Stoic Courage, the Virtue of Facing What Comes

Courage is one of the four cardinal Stoic virtues. It is not the absence of fear but the strength to do what is right in spite of it, to face hardship, pain, loss, and even death with a steady mind rather than running from what you cannot avoid.
When you hear courage you probably picture a soldier or a firefighter. Something loud and physical.
The Stoics had a quieter and harder version in mind. The kind of courage you need on an ordinary Tuesday, when nothing is on fire and you still have to do the difficult, frightening, unglamorous thing anyway.
What is Stoic courage?
It is the strength to act well even when you are afraid, in pain, or under pressure.
For the Stoics, courage was not reserved for battle. It showed up every time life asked something hard of you and you met it instead of flinching away. Telling the truth when a lie would be easier. Carrying a loss without collapsing. Doing the right thing when the room wants you to do the convenient one. That is courage in the Stoic sense, and most of it happens where no one can see.
“Sometimes even to live is an act of courage.”
Seneca, Letters from a Stoic
Seneca knew that on the worst days, just getting up and continuing is the bravest thing a person does. No audience, no medal, just quiet endurance.
Courage is not fearlessness
This is the part people get wrong. Courage is not the absence of fear. A person who feels nothing is not brave, just numb or reckless.
Real courage needs the fear to be there. The fear is what makes the act cost something. The brave person feels the same dread you do and chooses to act well anyway, because they have decided that doing right matters more than feeling safe. Remove the fear and you remove the courage along with it.
“He who is brave is free.”
Seneca, On the Happy Life
Freedom is the payoff. Once you stop being run by what you are afraid of, no one can steer you with it.
Why hardship is the test
The Stoics had an unusual relationship with difficulty. They did not just tolerate it. They saw it as the only thing that proves and builds a person.
You never find out what you are made of in easy weather. Comfort reveals nothing. It is pressure that shows you, and pressure that strengthens you, the same way resistance is the only thing that builds a muscle.
“Fire tests gold, misfortune brave men.”
Seneca, On Providence“Difficulties strengthen the mind, as labor does the body.”

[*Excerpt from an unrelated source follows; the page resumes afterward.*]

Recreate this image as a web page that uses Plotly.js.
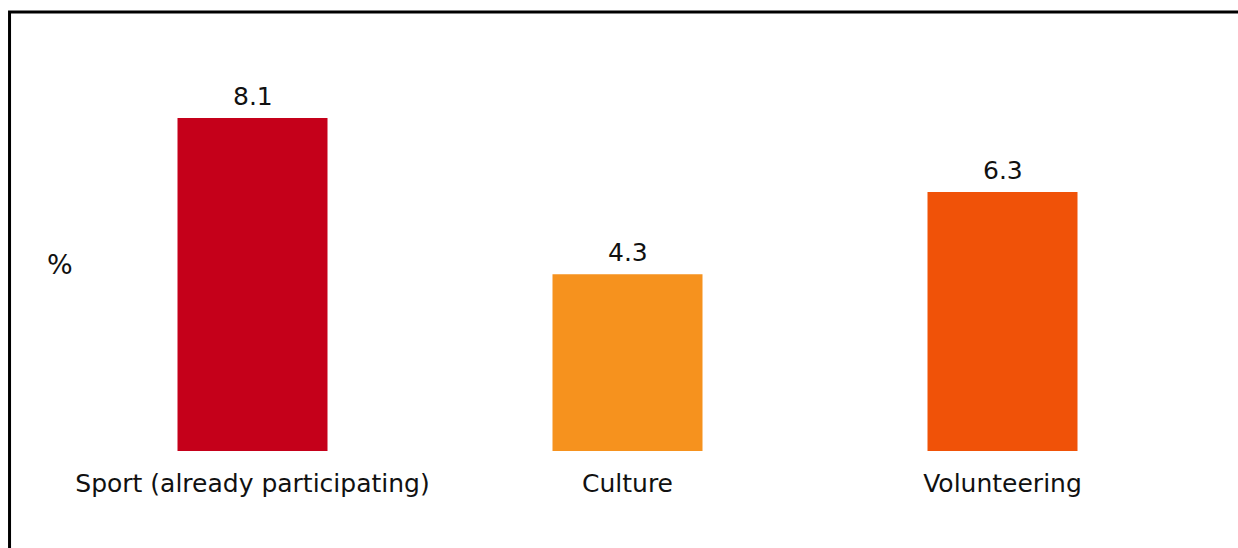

Seneca, Letters from a Stoic
So when something hard lands, the Stoic does not ask why me. They ask what this is here to build. It is the same instinct behind amor fati, treating whatever comes as material to use.
Everyday courage, not just the battlefield
Here is where this gets useful, because most of us will never face a literal sword.
Modern courage looks different and is no less real. Speaking up in the meeting when it would be safer to stay quiet. Starting the thing you might fail at. Having the honest conversation you have been avoiding. Standing by what you believe when the crowd leans the other way. Admitting you were wrong. None of it is dramatic. All of it is brave, because all of it means acting against your own fear.
How to build courage
Courage is a muscle, which means it grows with use. You do not wait to feel brave. You act, and the feeling follows. Try this.
- Name the fear. Say plainly what you are actually afraid of. Half its power is in staying vague.
- Ask what is really at risk. Often it is just discomfort or someone’s opinion, dressed up as danger.
- Do the small brave thing. Take the next frightening step, not the whole mountain. Courage compounds.
- Stand firm under the hit. When hardship comes, be the rock the waves break on, not the thing that gets swept away.
“Be like the promontory against which the waves continually break, but it stands firm and tames the fury of the water around it.”
Marcus Aurelius, Meditations
That is the image to keep. You do not stop the waves. You become the kind of thing they cannot move. Next, see how justice turns this strength toward other people, and how it all fits in the four virtues.
Frequently asked questions
What is courage in Stoicism?
It is the virtue of facing hardship, fear, pain, and loss with a steady mind and doing what is right in spite of them. Stoic courage is not limited to physical bravery. It includes the quiet, everyday strength to act well under pressure.
Is Stoic courage the same as being fearless?
No. The Stoics did not see courage as the absence of fear but as acting rightly while still feeling it. Fear is what gives a brave act its weight. Someone who feels no fear is closer to reckless than courageous.
Why did the Stoics value hardship?
Because they believed difficulty is what reveals and strengthens character. Comfort tests nothing. Seneca compared misfortune to fire testing gold, arguing that adversity is the training ground where courage and resilience are actually built.
How can I become more courageous?
By treating courage as a habit. Name your fears plainly, separate real danger from mere discomfort, and take small brave actions consistently. Each act makes the next one easier, because courage grows through use rather than waiting for confidence to arrive first.
What is an example of everyday Stoic courage?
Speaking up when staying silent is safer, having an honest conversation you have been avoiding, starting something you might fail at, or admitting a mistake. These quiet acts all require acting against your own fear, which is the heart of the virtue.